Eppure, forse perché non sono eroi arruolati dalla stampa in nome di grandi ideali, di loro nessuno parla. Rapiti il primo settembre da un gruppo di uomini armati a bordo di una motovedetta del generale Khalifa Haftar sono detenuti a Bengasi. Io non credo, a differenza del lettore, che per liberarli l’Italia debba inviare in Libia le sue teste di cuoio. Tuttavia, penso che sia una vergogna che a distanza di oltre tre mesi quei 18 lavoratori non siano ancora stati portati a casa.

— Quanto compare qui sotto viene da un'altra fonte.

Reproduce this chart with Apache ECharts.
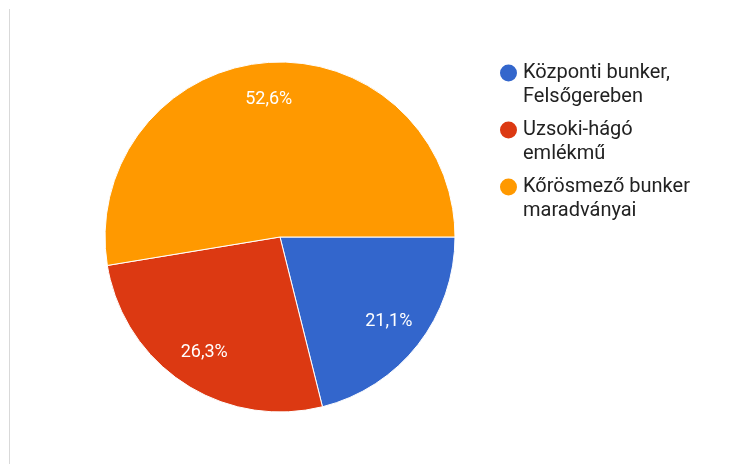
<!DOCTYPE html>
<html>
<head>
<meta charset="utf-8">
<script src="https://cdn.jsdelivr.net/npm/echarts@6/dist/echarts.min.js"></script>
<style>html,body{margin:0;padding:0;background:#fff;}#c{width:750px;height:464px;}</style>
</head>
<body>
<div id="c"></div>
<script>
const categories = ['Központi bunker,\nFelsőgereben', 'Uzsoki-hágó\nemlékmű', 'Kőrösmező bunker\nmaradványai'];
const percents = [21.1, 26.3, 52.6];
const colors = ['#3366cc', '#dc3912', '#ff9900'];

const chart = echarts.init(document.getElementById('c'), null, {renderer: 'canvas'});
const fmt = v => v.toFixed(1).replace('.', ',') + '%';
const mainData = categories.map((n, i) => ({name: n, value: percents[i], itemStyle: {color: colors[i]}}));
const labelData = categories.map((n, i) => ({name: n, value: percents[i]}));

chart.setOption({
  animation: false,
  backgroundColor: '#fff',
  legend: {
    orient: 'vertical',
    left: 498,
    top: 37,
    padding: 0,
    itemWidth: 19,
    itemHeight: 19,
    itemGap: -15,
    textGap: 10,
    icon: 'circle',
    selectedMode: false,
    data: categories,
    formatter: name => '\n' + name,
    textStyle: {fontFamily: 'Roboto', fontSize: 20, color: '#222', lineHeight: 24}
  },
  graphic: [{
    type: 'line', silent: true,
    shape: {x1: 9.5, y1: 9, x2: 9.5, y2: 464},
    style: {stroke: '#d9d9d9', lineWidth: 1}
  }],
  series: [{
    type: 'pie',
    center: [280, 237],
    radius: [0, 175],
    startAngle: 0,
    clockwise: true,
    silent: true,
    label: {show: false},
    labelLine: {show: false},
    itemStyle: {borderColor: '#fff', borderWidth: 1},
    data: mainData
  }, {
    type: 'pie',
    center: [280, 237],
    radius: [95, 175],
    startAngle: 0,
    clockwise: true,
    silent: true,
    legendHoverLink: false,
    itemStyle: {color: 'rgba(0,0,0,0)', borderWidth: 0},
    label: {
      show: true, position: 'inside',
      formatter: p => fmt(p.value),
      color: '#fff', fontFamily: 'Roboto', fontSize: 18
    },
    labelLine: {show: false},
    data: labelData
  }]
});
</script>
</body>
</html>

Haftar è stato spesso ricevuto con tutti gli onori a Roma e lo stesso possiamo dire dei suoi padrini politici, ossia del presidente egiziano Abdel Fatah Al Sisi e dei rappresentanti degli Emirati arabi. Possibile che dopo 100 giorni la diplomazia italiana non sia riuscita a trovare un canale per liberare quei rapiti? Davvero il nostro Paese conta così poco, nelle relazioni internazionali, da non riuscire neppure a ottenere la restituzione di 18 pescatori? Per Silvia Romano, la volontaria poi convertita all’islam, si è mosso il mondo e pure i milioni: chi si muove per 18 capifamiglia che non erano in cerca di gloria e neppure di guai?